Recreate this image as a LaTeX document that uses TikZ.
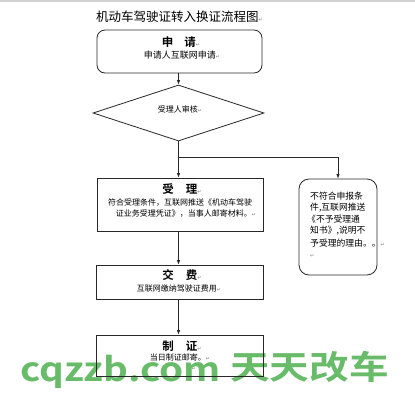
\documentclass[tikz,border=0pt]{standalone}
\usepackage{fontspec}
\usetikzlibrary{shapes.geometric,arrows.meta}
\newfontfamily\cjk{Noto Sans CJK SC}
\newfontfamily\cjkb{Noto Sans CJK SC Bold}
\newfontfamily\dejavu{DejaVu Sans}
\newcommand{\retmark}{{\dejavu\fontsize{5}{5}\selectfont\textcolor{gray}{↵}}}
\definecolor{wmgreen}{RGB}{104,187,104}
\definecolor{linec}{RGB}{40,40,40}
\tikzset{
  box/.style={draw=linec,line width=0.8pt,rectangle,inner sep=0pt},
  rbox/.style={box,rounded corners=8pt},
  txt/.style={inner sep=0pt,font=\cjk\fontsize{8}{8}\selectfont},
  head/.style={inner sep=0pt,font=\cjkb\fontsize{11.5}{11.5}\selectfont},
  conn/.style={draw=linec,line width=0.8pt,-{Latex[length=4.5pt,width=3.5pt]}},
  wm/.style={inner sep=0pt,text=wmgreen,font=\cjkb\fontsize{33}{33}\selectfont}
}
\begin{document}
\begin{tikzpicture}[x=1pt,y=-1pt]
\useasboundingbox (0,0) rectangle (415,400);
\fill[white] (0,0) rectangle (415,400);
\fill[gray!35] (0,0) rectangle (415,2);
% watermark
\node[wm,anchor=base west] (wmlat) at (20,381) {\scalebox{1.17}[1]{cqzzb.com}};
\node[wm,anchor=base west] (wmcjk) at (230,379) {\scalebox{1.2}[1]{天天改车}};
% title
\node[inner sep=0pt,anchor=west,font=\cjk\fontsize{12.5}{12.5}\selectfont] (title) at (96,17) {机动车驾驶证转入换证流程图\retmark};
% boxes
\node[rbox,minimum width=165,minimum height=43] (apply) at (179.5,51.5) {};
\node[head] (applyh) at (181,42) {申\hspace{11pt}请\retmark};
\node[txt,font=\cjk\fontsize{9}{9}\selectfont] (applyt) at (182,55) {申请人互联网申请\retmark};
\node[draw=linec,line width=0.8pt,diamond,inner sep=0pt,minimum width=171,minimum height=56] (check) at (178.5,113) {};
\node[txt] (checkt) at (180,109) {受理人审核\retmark};
\node[box,minimum width=166,minimum height=53] (accept) at (180,204.5) {};
\node[head] (accepth) at (182,189) {受\hspace{12pt}理\retmark};
\node[txt] (acceptt1) at (180,203) {符合受理条件，互联网推送《机动车驾驶};
\node[txt] (acceptt2) at (186,214) {证业务受理凭证》，当事人邮寄材料。\retmark};
\node[rbox,rounded corners=10pt,minimum width=78,minimum height=96] (reject) at (338,227) {};
\node[txt,anchor=west,font=\cjk\fontsize{8.8}{8.8}\selectfont] (rj1) at (310,196) {不符合申报条};
\node[txt,anchor=west,font=\cjk\fontsize{8.8}{8.8}\selectfont] (rj2) at (310,208) {件,互联网推送};
\node[txt,anchor=west,font=\cjk\fontsize{8.8}{8.8}\selectfont] (rj3) at (307,219) {《不予受理通};
\node[txt,anchor=west,font=\cjk\fontsize{8.8}{8.8}\selectfont] (rj4) at (310,231) {知书》,说明不};
\node[txt,anchor=west,font=\cjk\fontsize{8.8}{8.8}\selectfont] (rj5) at (310,243) {予受理的理由。。\retmark};
\node[txt,anchor=west] (rj6) at (310,256) {\retmark};
\node[box,minimum width=167,minimum height=34] (pay) at (179.5,282) {};
\node[head] (payh) at (182,275) {交\hspace{12pt}费\retmark};
\node[txt] (payt) at (179,288) {互联网缴纳驾驶证费用\retmark};
\node[box,minimum width=167,minimum height=41] (make) at (179.5,355.5) {};
\node[head] (makeh) at (182,346) {制\hspace{12pt}证\retmark};
\node[txt] (maket) at (180,357) {当日制证邮寄。\retmark};
\node[txt] (maker) at (194,369) {\retmark};
% connectors
\coordinate (branch) at (178.5,157);
\draw[conn] (apply.south -| check.north) -- (check.north);
\draw[conn] (check.south) -- (check.south |- accept.north);
\draw[conn] (branch) -| (reject.north);
\draw[conn] (accept.south -| check.south) -- (check.south |- pay.north);
\draw[conn] (pay.south -| check.south) -- (check.south |- make.north);
\end{tikzpicture}
\end{document}
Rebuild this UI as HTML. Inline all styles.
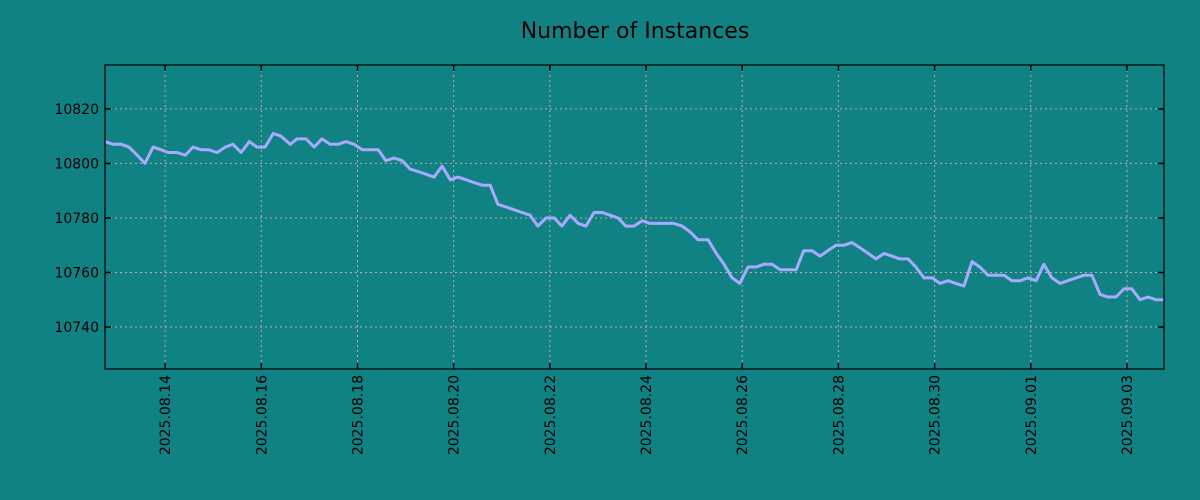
<!DOCTYPE html>
<html><head><meta charset="utf-8"><style>
html,body{margin:0;padding:0;background:#108284;}
svg{display:block;font-family:"DejaVu Sans","Liberation Sans",sans-serif;}
</style></head><body>
<svg width="1200" height="500" viewBox="0 0 1200 500" xmlns="http://www.w3.org/2000/svg">
<rect x="0" y="0" width="1200" height="500" fill="#108284"/>
<text x="635" y="38" text-anchor="middle" font-size="22" fill="#000">Number of Instances</text>
<g id="grid"></g>
<g id="series"></g>
<g id="axes"></g>
</svg>
<script>
const dayOffsets=[-1.25,-1.08,-0.91,-0.75,-0.58,-0.42,-0.25,-0.08,0.06,0.25,0.42,0.58,0.75,0.91,1.08,1.25,1.41,1.58,1.75,1.91,2.08,2.25,2.41,2.60,2.74,2.93,3.10,3.26,3.43,3.60,3.76,3.93,4.10,4.26,4.43,4.59,4.76,4.93,5.09,5.26,5.43,5.59,5.76,5.93,6.09,6.26,6.42,6.59,6.76,6.92,7.09,7.26,7.42,7.59,7.75,7.92,8.09,8.25,8.42,8.59,8.75,8.92,9.09,9.25,9.42,9.58,9.75,9.92,10.08,10.25,10.42,10.58,10.75,10.91,11.08,11.29,11.46,11.62,11.79,11.95,12.12,12.29,12.45,12.62,12.79,12.95,13.12,13.28,13.45,13.62,13.78,13.95,14.12,14.28,14.45,14.62,14.78,14.95,15.11,15.28,15.45,15.61,15.78,15.95,16.11,16.28,16.44,16.61,16.78,16.94,17.11,17.28,17.44,17.61,17.78,17.94,18.11,18.27,18.44,18.61,18.77,18.94,19.11,19.27,19.44,19.60,19.77,19.94,20.10,20.27,20.44,20.60,20.77];
const instances=[10808,10807,10807,10806,10803,10800,10806,10805,10804,10804,10803,10806,10805,10805,10804,10806,10807,10804,10808,10806,10806,10811,10810,10807,10809,10809,10806,10809,10807,10807,10808,10807,10805,10805,10805,10801,10802,10801,10798,10797,10796,10795,10799,10794,10795,10794,10793,10792,10792,10785,10784,10783,10782,10781,10777,10780,10780,10777,10781,10778,10777,10782,10782,10781,10780,10777,10777,10779,10778,10778,10778,10778,10777,10775,10772,10772,10767,10763,10758,10756,10762,10762,10763,10763,10761,10761,10761,10768,10768,10766,10768,10770,10770,10771,10769,10767,10765,10767,10766,10765,10765,10762,10758,10758,10756,10757,10756,10755,10764,10762,10759,10759,10759,10757,10757,10758,10757,10763,10758,10756,10757,10758,10759,10759,10752,10751,10751,10754,10754,10750,10751,10750,10750];
const yTicks=[10740,10760,10780,10800,10820];
const xTickDays=[0,2,4,6,8,10,12,14,16,18,20];
const xTickLabels=["2025.08.14","2025.08.16","2025.08.18","2025.08.20","2025.08.22","2025.08.24","2025.08.26","2025.08.28","2025.08.30","2025.09.01","2025.09.03"];

const L=105,R=1164,T=65,B=369;
const xMin=-1.25,xMax=20.77,yMin=10724.6,yMax=10836.1;
const sx=d=>L+(d-xMin)/(xMax-xMin)*(R-L);
const sy=v=>B-(v-yMin)/(yMax-yMin)*(B-T);
const NS="http://www.w3.org/2000/svg";
function mk(tag,attrs,parent){const e=document.createElementNS(NS,tag);for(const k in attrs)e.setAttribute(k,attrs[k]);parent.appendChild(e);return e;}
const grid=document.getElementById('grid'),axes=document.getElementById('axes'),series=document.getElementById('series');
const gridCol="#c8a8a0";
yTicks.forEach(v=>{const y=sy(v);
 const g=mk('line',{x1:L,x2:R,y1:y,y2:y,stroke:gridCol,'stroke-width':1,'stroke-dasharray':'2,3'},grid);
 
 const t1=mk('line',{x1:L,x2:L+6,y1:y,y2:y,stroke:'#000','stroke-width':1.5},axes);
 
 const t2=mk('line',{x1:R-6,x2:R,y1:y,y2:y,stroke:'#000','stroke-width':1.5},axes);
 
 const tx=mk('text',{x:L-6,y:y+5,'text-anchor':'end','font-size':14,fill:'#000'},axes);tx.textContent=v;
 
});
xTickDays.forEach((d,i)=>{const x=sx(d);
 const g=mk('line',{x1:x,x2:x,y1:T,y2:B,stroke:gridCol,'stroke-width':1,'stroke-dasharray':'2,3'},grid);
 
 const t1=mk('line',{x1:x,x2:x,y1:B-6,y2:B,stroke:'#000','stroke-width':1.5},axes);
 
 const t2=mk('line',{x1:x,x2:x,y1:T,y2:T+6,stroke:'#000','stroke-width':1.5},axes);
 
 const tx=mk('text',{x:0,y:0,'text-anchor':'end','font-size':14,fill:'#000',transform:`translate(${x+5},${B+6}) rotate(-90)`},axes);tx.textContent=xTickLabels[i];
 
});
const fr=mk('rect',{x:L,y:T,width:R-L,height:B-T,fill:'none',stroke:'#000','stroke-width':1.2},axes);

const pts=dayOffsets.map((d,i)=>sx(d).toFixed(1)+','+sy(instances[i]).toFixed(1)).join(' ');
const pl=mk('polyline',{points:pts,fill:'none',stroke:'#a8aaff','stroke-width':3,'stroke-linejoin':'round'},series);

</script>
</body></html>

=======

◆ OBJECTIVE
Where a line above holds the string "this", show that line.

◆ CORRECT ANSWER
Recreate this image as a LaTeX document that uses TikZ.
Rebuild this UI as HTML. Inline all styles.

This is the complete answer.